OK, Froog, I've read the post about the suck factor of Chinese food. AAaaaand, how the bars are awful. The hilarity of which I've already discussed. However, all this begs the questions: What's the draw? What has kept you there all these years? It can't be the food or the bars, obviously. What is the IT factor that makes you pledge your allegiance as an expat to a country so rife with foibles and flaws? I'm just curious, this isn't a judgment at all. It's just fascinating.

Anonymous said...

Tex-Mex...I'm still imagining refried beans that would be too scary to contemplate. And tortillas?? Cheese? And I mean the real stuff like Oaxaca or Cotija...or is that too far-fetched?

And I'd never seen Music and Lyrics before this week. It was available on the On-Demand channel, and I like both actors, sooo, I ordered it. It was a good, light-hearted rom-com. Better, actually, than I expected.

Froog said...

Ah, CW, the So, why are you in China? question...

Well, (unsurprisingly!) I have addressed that question a number of times: the LONG answer is here, and a series of shorter and quirkier - but no less genuine - answers here. There's a more general attempt to sum up the charm of the place in this post from the end of last summer. But, alas, I fear the real reason of all reasons is THIS.


Plus, of course, the fact that the country is so ridiculously ramshackle and inept that it is almost continuously hilarious - for a connoisseur of the quirky like me, anyway.

Anonymous said...

Blogger just lost my comment.

I
*HATE*
Blogger

Effing hell. That is as close as I will get to that expletive, but I rather want to shout it right now.

Froog said...

Very sorry about that, CW.

I have found - after years of similarly vexing experiences with trying to leave comments on blogs - that it's always a good idea to cut & paste from Word (if you have anything at all substantial to say, anyway).

I had a look in my e-mail comment notification folder, but your remarks didn't make it through to there, I'm afraid.

Conversely, my other leading commenter, JES, has recently made a few comments which did appear in my e-mail but didn't reach the blog. Who knows what's up with Blogger these days?!

I hope you'll try again when you have time.

Froog said...

Reflecting on my changing patterns of bar-hopping over this past year, I realise there have been some quite big changes.
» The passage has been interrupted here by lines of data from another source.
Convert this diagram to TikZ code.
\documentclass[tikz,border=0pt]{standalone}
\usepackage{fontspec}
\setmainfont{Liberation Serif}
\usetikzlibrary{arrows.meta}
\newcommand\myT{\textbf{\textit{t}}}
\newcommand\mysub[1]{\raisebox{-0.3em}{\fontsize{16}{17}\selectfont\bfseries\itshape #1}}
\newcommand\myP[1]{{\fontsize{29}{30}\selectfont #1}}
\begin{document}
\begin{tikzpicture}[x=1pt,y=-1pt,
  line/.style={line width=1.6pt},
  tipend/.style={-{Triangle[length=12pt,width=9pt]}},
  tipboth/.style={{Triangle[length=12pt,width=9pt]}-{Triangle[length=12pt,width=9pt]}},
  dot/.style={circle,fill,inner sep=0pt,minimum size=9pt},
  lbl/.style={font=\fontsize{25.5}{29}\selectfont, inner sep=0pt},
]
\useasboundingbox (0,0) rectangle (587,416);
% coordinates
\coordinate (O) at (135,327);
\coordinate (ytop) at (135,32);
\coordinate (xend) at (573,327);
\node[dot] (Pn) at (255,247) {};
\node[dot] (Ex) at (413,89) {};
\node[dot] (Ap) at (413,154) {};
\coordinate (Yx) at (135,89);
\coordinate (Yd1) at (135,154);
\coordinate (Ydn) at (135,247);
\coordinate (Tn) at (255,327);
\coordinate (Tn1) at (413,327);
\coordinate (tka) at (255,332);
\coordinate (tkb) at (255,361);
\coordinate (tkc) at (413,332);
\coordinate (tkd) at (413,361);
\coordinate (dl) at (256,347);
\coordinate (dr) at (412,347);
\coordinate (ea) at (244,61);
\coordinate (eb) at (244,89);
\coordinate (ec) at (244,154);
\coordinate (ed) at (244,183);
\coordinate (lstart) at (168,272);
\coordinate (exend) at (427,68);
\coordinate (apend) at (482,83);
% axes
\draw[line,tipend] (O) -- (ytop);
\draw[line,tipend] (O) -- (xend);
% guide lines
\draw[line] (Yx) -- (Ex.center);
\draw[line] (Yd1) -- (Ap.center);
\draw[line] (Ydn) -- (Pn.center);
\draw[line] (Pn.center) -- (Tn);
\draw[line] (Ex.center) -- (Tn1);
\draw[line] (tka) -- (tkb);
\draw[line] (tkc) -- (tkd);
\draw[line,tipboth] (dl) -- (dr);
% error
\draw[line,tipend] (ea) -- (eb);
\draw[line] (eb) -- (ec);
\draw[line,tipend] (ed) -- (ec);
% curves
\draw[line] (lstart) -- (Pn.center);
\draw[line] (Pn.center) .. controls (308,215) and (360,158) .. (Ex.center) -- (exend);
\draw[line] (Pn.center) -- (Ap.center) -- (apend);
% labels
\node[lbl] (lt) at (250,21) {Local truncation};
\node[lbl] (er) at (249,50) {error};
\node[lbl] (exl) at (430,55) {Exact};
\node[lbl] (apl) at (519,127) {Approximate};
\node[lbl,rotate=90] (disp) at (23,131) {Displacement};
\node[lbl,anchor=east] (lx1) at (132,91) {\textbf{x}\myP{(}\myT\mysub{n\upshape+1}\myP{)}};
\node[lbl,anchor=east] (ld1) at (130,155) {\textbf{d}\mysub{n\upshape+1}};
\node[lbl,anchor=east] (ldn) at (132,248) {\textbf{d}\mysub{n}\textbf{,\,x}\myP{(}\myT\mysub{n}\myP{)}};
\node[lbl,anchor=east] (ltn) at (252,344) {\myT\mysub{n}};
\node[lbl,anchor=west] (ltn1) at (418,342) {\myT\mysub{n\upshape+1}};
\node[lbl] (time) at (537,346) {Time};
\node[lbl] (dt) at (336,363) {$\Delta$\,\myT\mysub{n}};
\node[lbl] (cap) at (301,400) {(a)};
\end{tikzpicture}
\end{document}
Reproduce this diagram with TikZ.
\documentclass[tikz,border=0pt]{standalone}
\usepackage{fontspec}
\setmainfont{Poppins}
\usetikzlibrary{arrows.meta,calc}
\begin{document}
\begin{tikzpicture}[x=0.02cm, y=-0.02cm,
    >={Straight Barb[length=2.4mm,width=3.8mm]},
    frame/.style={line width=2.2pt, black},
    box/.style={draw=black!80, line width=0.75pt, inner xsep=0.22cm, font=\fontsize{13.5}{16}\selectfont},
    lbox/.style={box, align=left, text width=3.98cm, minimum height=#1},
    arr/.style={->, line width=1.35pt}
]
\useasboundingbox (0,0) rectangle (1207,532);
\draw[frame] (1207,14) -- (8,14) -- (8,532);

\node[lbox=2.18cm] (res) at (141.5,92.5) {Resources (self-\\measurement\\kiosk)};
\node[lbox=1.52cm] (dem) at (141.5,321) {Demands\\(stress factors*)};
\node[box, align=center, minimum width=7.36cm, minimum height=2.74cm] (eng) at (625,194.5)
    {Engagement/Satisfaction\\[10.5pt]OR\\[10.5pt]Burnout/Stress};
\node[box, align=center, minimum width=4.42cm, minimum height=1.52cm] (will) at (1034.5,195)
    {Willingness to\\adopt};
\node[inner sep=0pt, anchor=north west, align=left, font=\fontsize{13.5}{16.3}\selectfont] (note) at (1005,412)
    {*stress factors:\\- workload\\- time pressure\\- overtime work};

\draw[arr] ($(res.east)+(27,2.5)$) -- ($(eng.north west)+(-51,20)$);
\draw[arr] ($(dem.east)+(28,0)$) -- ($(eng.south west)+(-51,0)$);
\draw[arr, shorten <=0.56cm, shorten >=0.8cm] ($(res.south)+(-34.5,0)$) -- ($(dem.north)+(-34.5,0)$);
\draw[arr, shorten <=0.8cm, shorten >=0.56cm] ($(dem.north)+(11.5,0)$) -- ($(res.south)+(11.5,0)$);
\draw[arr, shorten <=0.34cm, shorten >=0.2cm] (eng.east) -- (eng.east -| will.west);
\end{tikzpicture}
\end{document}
One I feel a little guilty about is that I have been going to Amilal much less frequently. There's been more competition this year - from radically revamped 12 Square Metres, from always-lodged-in-the-heart Pool Bar (which I've been trying to start going to a little more often again, even though very few of my old pool-playing buddies are still around), and from appealing neighbourhood newcomers Sand Pebbles and El Nido. Also, my earnings have been drastically down this year, so I have been going out slightly less, and avoiding the temptation to indulge in top-shelf whisky too often. And my peak period for being an Amilal 'regular' was that few months in the early summer of 2009 when the lovely ABC barmaid Lixian was there - yes, I had a little bit of a crushette there (as did everyone else there, including Alc!). Also, I fear the place just started getting a bit too well-known, a bit too trendy: I only ever go on a slow mid-week night now, not on the usually heaved-out Fridays or Saturdays.
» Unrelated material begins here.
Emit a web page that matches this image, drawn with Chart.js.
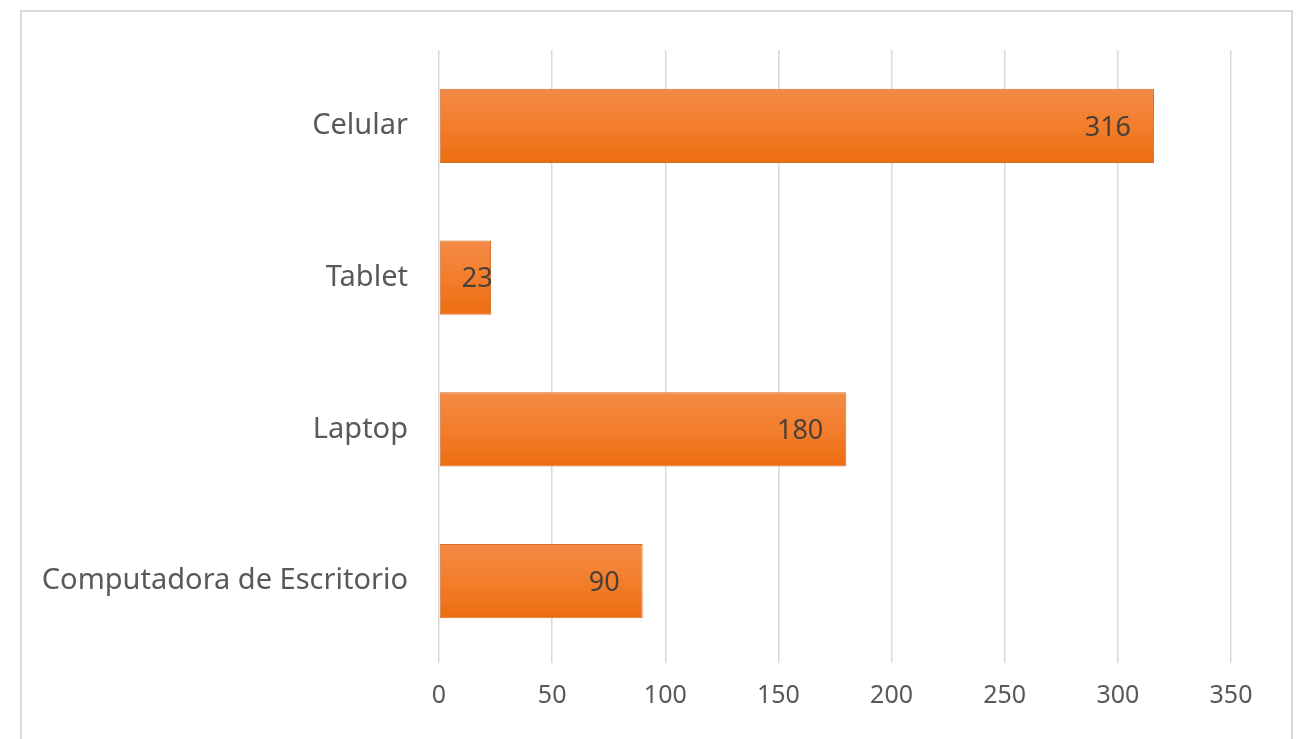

Fubar was another victim of my increased penury (and perhaps also of the departure of Dr Manhattan; he'd entice me over to Sanlitun/Gongti quite often - without him, I just can't be bothered). I think I've probably only looked in a dozen or so times all year; I went more often than that in the last two months of '09 alone.
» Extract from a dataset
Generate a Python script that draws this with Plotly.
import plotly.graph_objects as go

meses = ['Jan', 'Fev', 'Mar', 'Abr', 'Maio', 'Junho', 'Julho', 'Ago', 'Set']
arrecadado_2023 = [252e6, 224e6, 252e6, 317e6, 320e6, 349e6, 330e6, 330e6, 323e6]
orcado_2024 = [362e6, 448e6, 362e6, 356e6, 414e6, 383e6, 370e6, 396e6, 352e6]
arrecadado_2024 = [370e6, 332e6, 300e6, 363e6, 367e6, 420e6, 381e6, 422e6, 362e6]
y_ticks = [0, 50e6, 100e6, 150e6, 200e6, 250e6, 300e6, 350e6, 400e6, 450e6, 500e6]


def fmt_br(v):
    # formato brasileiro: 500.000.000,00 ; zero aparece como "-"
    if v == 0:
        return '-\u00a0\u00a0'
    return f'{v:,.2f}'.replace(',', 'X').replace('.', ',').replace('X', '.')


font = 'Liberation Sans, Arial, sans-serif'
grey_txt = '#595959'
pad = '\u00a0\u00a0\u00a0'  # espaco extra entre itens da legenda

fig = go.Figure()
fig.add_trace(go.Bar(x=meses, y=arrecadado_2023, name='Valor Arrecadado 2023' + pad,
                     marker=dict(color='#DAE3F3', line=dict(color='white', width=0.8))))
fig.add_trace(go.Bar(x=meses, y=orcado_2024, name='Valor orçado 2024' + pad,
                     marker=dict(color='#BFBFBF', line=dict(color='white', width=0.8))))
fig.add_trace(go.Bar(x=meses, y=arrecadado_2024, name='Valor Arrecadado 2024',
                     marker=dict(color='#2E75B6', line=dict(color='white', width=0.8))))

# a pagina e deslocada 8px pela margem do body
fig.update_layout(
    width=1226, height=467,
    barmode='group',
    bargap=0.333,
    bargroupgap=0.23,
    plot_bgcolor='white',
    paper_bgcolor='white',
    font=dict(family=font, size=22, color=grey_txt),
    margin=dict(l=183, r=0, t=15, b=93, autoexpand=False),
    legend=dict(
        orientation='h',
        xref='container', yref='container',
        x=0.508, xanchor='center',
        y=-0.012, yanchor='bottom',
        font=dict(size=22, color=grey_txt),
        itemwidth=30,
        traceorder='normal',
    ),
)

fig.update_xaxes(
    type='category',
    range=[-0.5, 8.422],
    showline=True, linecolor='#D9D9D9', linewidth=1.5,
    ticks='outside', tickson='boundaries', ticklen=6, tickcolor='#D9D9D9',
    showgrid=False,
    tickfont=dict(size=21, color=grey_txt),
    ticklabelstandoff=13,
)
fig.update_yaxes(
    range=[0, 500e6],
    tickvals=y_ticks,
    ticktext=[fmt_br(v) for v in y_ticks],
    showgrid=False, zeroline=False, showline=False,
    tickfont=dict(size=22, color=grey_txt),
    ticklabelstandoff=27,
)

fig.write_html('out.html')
But 12 Square Metres was the big winner of the year - perhaps something of a surprise, since I'd had such misgivings that the expansion might compromise the cosy atmosphere of the place. In fact, the front bar is much as it ever was; but having the new larger room in the back has meant that the place doesn't fill up so often. In the past, (although on a few extreme nights we had somehow managed to pack 20 or more people into that tiny space) I'd never cared for the little booth at the end of the bar, and the space at the bar itself would seem rammed if there were 4 or 5 people in (although you could cram more in, and have a few more squeezed on the window seat as well); many times I'd wandered by, looked through the window and seen no space at the bar, and decided to try my luck elsewhere. Now, the place is very seldom so busy that you can't find a spot in there somewhere; and since most of the Chinese punters prefer the new area in the rear, there's generally a bit of space at the front bar. Hence... my frequency of stopping in has probably nearly doubled over what it was before.

Froog said...

I was reflecting last night that the introduction of draught beer at 12 Square Metres this year was another key factor in boosting my attendance there - although I regret that they decided to discontinue the local Beijing draught pump after a few months.

I just added a supplement about this under the Most Sadly Missed Departures category: bring back the Beijing draught I say!

Froog said...

I looked in at Sand Pebbles last night, and found quite a few people in there. For once. Despite the inclement weather. I wonder if people have been picking up on it because of my glowing recommendation here??

Unfortunately, I was given cause to doubt whether I should have praised it so highly. Service out of the kitchen - often a bit of a problem on previous visits - was REALLY SLOW last night. And when I finally got my burrito, it was more or less cold, despite having had to wo wait nearly half an hour for it. I tried the potato wedges for the first time, too, and found it to be a rather stingy portion, and nasty powdery potato (not much that can be done about that, perhaps; all the potatoes in Beijing seem to be a bit shit at this time of year).

I may have to have a word with Ray about this. There are some really good things on this menu; but he badly needs to improve efficiency and consistency in his kitchen.